Every week I pick my favorite cover from all the comic books that came out during the week…today’s pick goes to Donald Duck and Friends #363 by Don Rosa and Carl Barks.

BOOM! Studious has helped make a name for themselves through some of their Disney comics, from the classics like Mickey Mouse and Donald Duck to the nostalgic Duck Tales and Darkwing Duck they’re giving back to the medium some of the most original and fun animated characters of all time; which is why I can’t help but love this cover. Whenever you re-create a classic it’s hard to bring back all of its original charm, in comics this is most obvious through art. And although not every Disney issue has looked exactly like it’s original (which, in some cases can be a blessing) my hat goes off to the team on this issue, this cover captures the original Disney animation style so well it stuck out more than anything else on the shelves this week.

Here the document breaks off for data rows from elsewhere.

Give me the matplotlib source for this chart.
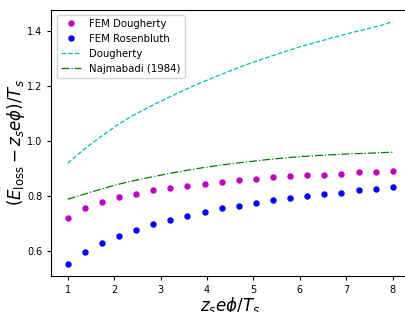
import numpy as np
import matplotlib
matplotlib.use("Agg")
from matplotlib import pyplot as plt

# Values
phi = np.linspace(1, 8, 20)
fem_dougherty = [0.719, 0.754, 0.777, 0.795, 0.808, 0.819, 0.828, 0.836, 0.844, 0.851,
                 0.856, 0.861, 0.867, 0.870, 0.875, 0.877, 0.880, 0.885, 0.886, 0.891]
fem_rosenbluth = [0.552, 0.595, 0.628, 0.655, 0.677, 0.697, 0.713, 0.728, 0.742, 0.754,
                  0.764, 0.773, 0.784, 0.790, 0.800, 0.806, 0.811, 0.819, 0.824, 0.832]

# analytic curves, sampled along the drawn lines
phi_line = [1.00, 1.34, 1.70, 2.05, 2.41, 2.77, 3.13, 3.49, 3.84, 4.20, 4.56,
            4.92, 5.28, 5.64, 5.99, 6.35, 6.71, 7.07, 7.43, 7.78, 8.00]
dougherty = [0.918, 0.967, 1.013, 1.055, 1.092, 1.124, 1.154, 1.183, 1.209, 1.234, 1.258,
             1.281, 1.302, 1.322, 1.341, 1.358, 1.375, 1.391, 1.406, 1.421, 1.433]
najmabadi = [0.787, 0.805, 0.823, 0.840, 0.854, 0.867, 0.879, 0.890, 0.900, 0.909, 0.917,
             0.924, 0.931, 0.937, 0.942, 0.946, 0.949, 0.952, 0.954, 0.957, 0.958]

fig = plt.figure(figsize=(4.05, 3.12), dpi=100)
ax = fig.add_axes([0.127, 0.1154, 0.883, 0.854])

ax.plot(phi, fem_dougherty, 'mo', markersize=3.6, label='FEM Dougherty')
ax.plot(phi, fem_rosenbluth, 'bo', markersize=3.6, label='FEM Rosenbluth')
ax.plot(phi_line, dougherty, 'c--', linewidth=0.9, label='Dougherty')
ax.plot(phi_line, najmabadi, 'g-.', linewidth=0.9, label='Najmabadi (1984)')

ax.set_xlim(0.65, 8.35)
ax.set_ylim(0.508, 1.477)
ax.set_yticks([0.6, 0.8, 1.0, 1.2, 1.4])
ax.tick_params(labelsize=7, length=3)
ax.set_xlabel(r'$z_s e\phi/T_s$', fontsize=12, labelpad=0)
ax.set_ylabel(r'$(E_\mathrm{loss} - z_s e\phi)/T_s$', fontsize=12, labelpad=0)
ax.legend(loc='upper left', fontsize=7.3)

fig.savefig('out.png', dpi=100)
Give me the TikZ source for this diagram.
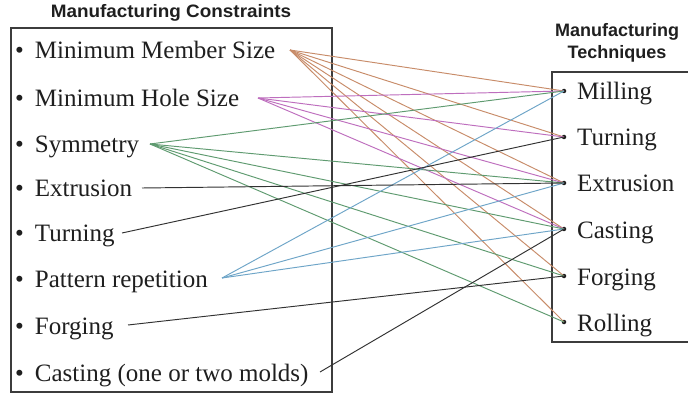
\documentclass[tikz,border=0pt]{standalone}
\usepackage{fontspec}
\setmainfont{Liberation Serif}
\newfontfamily\titlefont{Liberation Sans}
\definecolor{orangeln}{RGB}{200,140,105}
\definecolor{magentaln}{RGB}{190,110,190}
\definecolor{greenln}{RGB}{95,155,112}
\definecolor{blueln}{RGB}{110,165,200}
\definecolor{blackln}{RGB}{50,50,50}
\definecolor{boxln}{RGB}{60,60,60}
\tikzset{
  item/.style={anchor=base west, inner sep=0pt, font=\fontsize{25}{25}\selectfont, text=black!88},
  headtxt/.style={inner sep=0pt, font=\titlefont\bfseries\fontsize{18}{22}\selectfont, text=black!88, align=center},
  rdot/.style={circle, fill=black!88, inner sep=0pt, minimum size=4.5pt},
  link/.style={line width=0.95pt},
  boxframe/.style={draw=boxln, line width=1.1pt}
}
\begin{document}
\begin{tikzpicture}[x=1pt,y=-1pt]
\useasboundingbox[fill=white] (0,0) rectangle (688,398);
% boxes
\draw[boxframe] (11,28) rectangle (332,392);
\draw[boxframe] (692,72) -- (552,72) -- (552,342) -- (692,342);
% titles
\node[headtxt, anchor=base] (tl) at (171,18) {\scalebox{1.05}[1]{Manufacturing Constraints}};
\node[headtxt, anchor=base] (tr1) at (617,37) {Manufacturing};
\node[headtxt, anchor=base] (tr2) at (617,59) {Techniques};
% left items
\node[item] (m1) at (15,59) {\textbullet\hskip 11pt Minimum Member Size};
\node[item] (m2) at (15,107) {\textbullet\hskip 11pt Minimum Hole Size};
\node[item] (m3) at (15,153) {\textbullet\hskip 11pt Symmetry};
\node[item] (m4) at (15,197) {\textbullet\hskip 11pt Extrusion};
\node[item] (m5) at (15,242) {\textbullet\hskip 11pt Turning};
\node[item] (m6) at (15,287) {\textbullet\hskip 11pt Pattern repetition};
\node[item] (m7) at (15,334) {\textbullet\hskip 11pt Forging};
\node[item] (m8) at (15,381) {\textbullet\hskip 11pt Casting (one or two molds)};
% start points of connectors
\coordinate (s1) at (290,50);
\coordinate (s2) at (258,98);
\coordinate (s3) at (150,144);
\coordinate (s4) at (142,188);
\coordinate (s5) at (122,233);
\coordinate (s6) at (222,278);
\coordinate (s7) at (128,325);
\coordinate (s8) at (320,372);
% right items
\node[rdot] (r1) at (564,91) {};
\node[rdot] (r2) at (564,137) {};
\node[rdot] (r3) at (564,183) {};
\node[rdot] (r4) at (564,229) {};
\node[rdot] (r5) at (564,276) {};
\node[rdot] (r6) at (564,322) {};
\node[item] (t1) at (577,100) {Milling};
\node[item] (t2) at (577,146) {Turning};
\node[item] (t3) at (577,192) {Extrusion};
\node[item] (t4) at (577,238) {Casting};
\node[item] (t5) at (577,285) {Forging};
\node[item] (t6) at (577,331) {Rolling};
% connectors
\foreach \t in {r1,r2,r3,r4,r5,r6} \draw[link, orangeln] (s1) -- (\t.center);
\foreach \t in {r1,r2,r3,r4} \draw[link, magentaln] (s2) -- (\t.center);
\foreach \t in {r1,r3,r4,r5,r6} \draw[link, greenln] (s3) -- (\t.center);
\foreach \t in {r1,r3,r4} \draw[link, blueln] (s6) -- (\t.center);
\draw[link, blackln] (s4) -- (r3.center);
\draw[link, blackln] (s5) -- (r2.center);
\draw[link, blackln] (s7) -- (r5.center);
\draw[link, blackln] (s8) -- (r4.center);
\end{tikzpicture}
\end{document}
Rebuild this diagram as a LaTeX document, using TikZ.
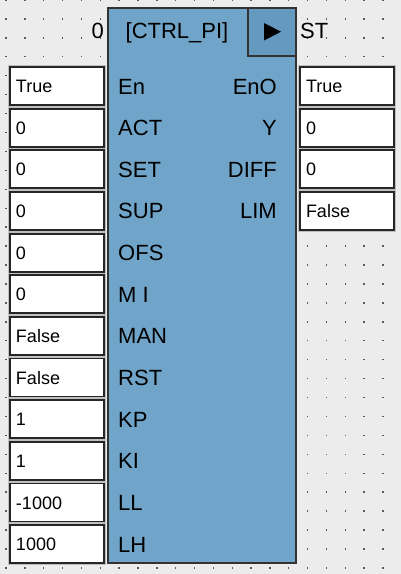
\documentclass[tikz,border=0pt]{standalone}
\usepackage{fontspec}
\setmainfont{Liberation Sans}

\definecolor{canvasgrey}{RGB}{236,236,236}
\definecolor{dotgrey}{RGB}{90,90,90}
\definecolor{blockblue}{RGB}{112,164,200}
\definecolor{runblue}{RGB}{101,153,192}

\tikzset{
	inbox/.style={draw=black!85, line width=1.8pt, fill=white,
		preaction={draw=black!25, line width=4pt},
		minimum width=94pt, minimum height=38pt, text width=82pt,
		inner xsep=6pt, text height=13pt, text depth=0pt, align=left,
		font=\fontsize{18}{20}\selectfont},
	pinlbl/.style={inner sep=0pt, font=\fontsize{22}{24}\selectfont},
}

\begin{document}
\begin{tikzpicture}[x=1pt, y=-1pt]
		\useasboundingbox (0, 0) rectangle (401, 574);
		\fill[canvasgrey] (0, 0) rectangle (401, 574);

		% grid dots
		\foreach \i in {0, ..., 20}{
				\foreach \j in {0, ..., 30}{
						\fill[dotgrey] ({6+18.85*\i-0.7}, {18.93*\j-0.7}) rectangle ++(1.4, 1.4);
					}
			}

		% function block
		\draw[line width=2pt, draw=black!80, fill=blockblue] (108, 8) rectangle (296, 563);
		\node[draw=black!80, line width=1.6pt, fill=runblue, minimum size=48pt, inner sep=0pt] (run) at (272, 32) {};
		\fill[black] (264, 23) -- (264, 40.5) -- (281, 31.7) -- cycle;

		\node[pinlbl, anchor=base east] (num) at (104, 38.5) {0};
		\node[pinlbl, anchor=base] (title) at (177, 38.5) {[CTRL\_PI]};
		\node[pinlbl, anchor=base west] (st) at (300, 38.5) {ST};

		% inputs
		\foreach \lbl/\val [count=\i from 0] in {En/True, ACT/0, SET/0, SUP/0, OFS/0, M I/0,
				MAN/False, RST/False, KP/1, KI/1, LL/-1000, LH/1000}{
				\node[inbox] (in\i) at (57, {86+41.65*\i}) {\val};
				\node[pinlbl, anchor=base west] (inpin\i) at (118, {94+41.65*\i}) {\lbl};
			}

		% outputs
		\foreach \lbl/\val [count=\i from 0] in {EnO/True, Y/0, DIFF/0, LIM/False}{
				\node[inbox] (out\i) at (347, {86+41.65*\i}) {\val};
				\node[pinlbl, anchor=base east] (outpin\i) at (277, {94+41.65*\i}) {\lbl};
			}
	\end{tikzpicture}
\end{document}
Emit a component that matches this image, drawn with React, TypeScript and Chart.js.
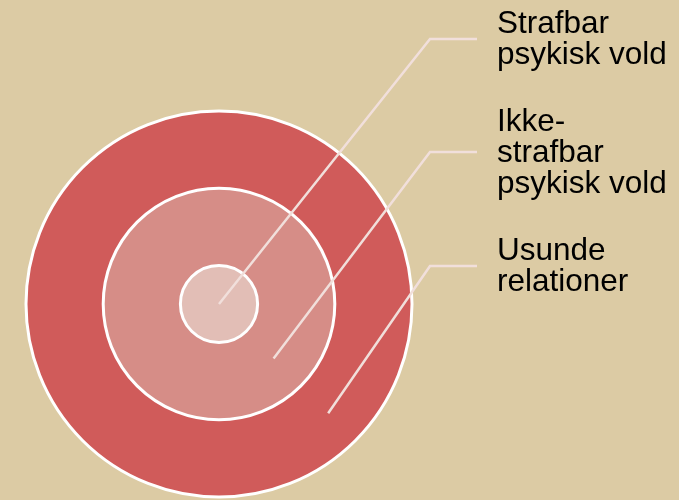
import React, { useEffect, useRef } from "react";
import { Chart, registerables } from "chart.js";

Chart.register(...registerables);

// Rings, from the outermost to the innermost
const ringNames = ["Usunde relationer", "Ikke-strafbar psykisk vold", "Strafbar psykisk vold"];
const ringLabelLines = [["Usunde", "relationer"], ["Ikke-", "strafbar", "psykisk vold"], ["Strafbar", "psykisk vold"]];
const ringValues = [1, 1, 1];
const ringWeights = [2, 2, 1];
const ringColors = ["#d05b5a", "#d68d87", "#e2beb6"];

const BG = "#dccba4";
const LINE_COLOR = "#f1dfdb";
const ELBOW_Y = [266, 152, 39];
const ELBOW_X = 430;
const LINE_END_X = 477;
const TEXT_X = 497;
const FONT_SIZE = 31.5;
const LINE_HEIGHT = 31;

const leaderPlugin = {
  id: "leaders",
  afterDatasetsDraw(chart: any) {
    const ctx = chart.ctx;
    ctx.save();
    // white ring borders
    ringNames.forEach((_, i) => {
      const arc = chart.getDatasetMeta(i).data[0];
      if (!arc) return;
      const { x, y, outerRadius } = arc.getProps(["x", "y", "outerRadius"], true);
      ctx.strokeStyle = "#ffffff";
      ctx.lineWidth = 3;
      ctx.beginPath();
      ctx.arc(x, y, outerRadius, 0, Math.PI * 2);
      ctx.stroke();
    });
    ringNames.forEach((_, i) => {
      const arc = chart.getDatasetMeta(i).data[0];
      if (!arc) return;
      const { x, y, innerRadius, outerRadius } = arc.getProps(["x", "y", "innerRadius", "outerRadius"], true);
      const r = i === ringNames.length - 1 ? 0 : (innerRadius + outerRadius) / 2;
      const a = Math.PI / 4;
      const sx = x + r * Math.cos(a);
      const sy = y + r * Math.sin(a);
      ctx.strokeStyle = LINE_COLOR;
      ctx.lineWidth = 2.5;
      ctx.lineCap = "butt";
      ctx.lineJoin = "miter";
      ctx.beginPath();
      ctx.moveTo(sx, sy);
      ctx.lineTo(ELBOW_X, ELBOW_Y[i]);
      ctx.lineTo(LINE_END_X, ELBOW_Y[i]);
      ctx.stroke();

      const lines = ringLabelLines[i];
      ctx.fillStyle = "#000000";
      ctx.font = `${FONT_SIZE}px "Liberation Sans", Arial, sans-serif`;
      ctx.textAlign = "left";
      ctx.textBaseline = "alphabetic";
      const mid = ELBOW_Y[i] + 9.5;
      lines.forEach((t, k) => {
        const by = mid + (k - (lines.length - 1) / 2) * LINE_HEIGHT;
        ctx.fillText(t, TEXT_X, by);
      });
    });
    ctx.restore();
  },
};

export default function App() {
  const ref = useRef<HTMLCanvasElement>(null);
  useEffect(() => {
    if (!ref.current) return;
    const chart = new Chart(ref.current, {
      type: "doughnut",
      data: {
        labels: ["ring"],
        datasets: ringNames.map((name, i) => ({
          label: name,
          data: [ringValues[i]],
          weight: ringWeights[i],
          backgroundColor: [ringColors[i]],
          borderWidth: 0,
        })) as any,
      },
      options: {
        responsive: false,
        animation: false,
        events: [],
        cutout: 0,
        radius: 193,
        layout: { padding: { left: 119, right: 360, top: 204, bottom: 96 } },
        plugins: {
          legend: { display: false },
          tooltip: { enabled: false },
          title: { display: false },
        },
      } as any,
      plugins: [leaderPlugin],
    });
    return () => chart.destroy();
  }, []);
  return (
    <div style={{ position: "fixed", left: 0, top: 0, width: 679, height: 500, background: BG }}>
      <canvas ref={ref} width={679} height={500} style={{ display: "block" }} />
    </div>
  );
}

From the watercolor-styled background, the slightly-faded colors, to the simple humor in what’s actually happening it takes me back to sitting in my Grandma’s basement watching her VHS tapes of recorded cartoons. The artists credited for this cover, Don Rosa and Carl Barks, must have a tremendous amount of respect and knowledge for the characters because it bleeds through in their own re-creation of them.

I love the world saving, the space battling, the multiple, infinite, and final crisis-ing, but I equally enjoy time traveling back to when I watched Tom & Jerry, Donald Duck, and Looney Tunes…and comics like this make it fun and easy.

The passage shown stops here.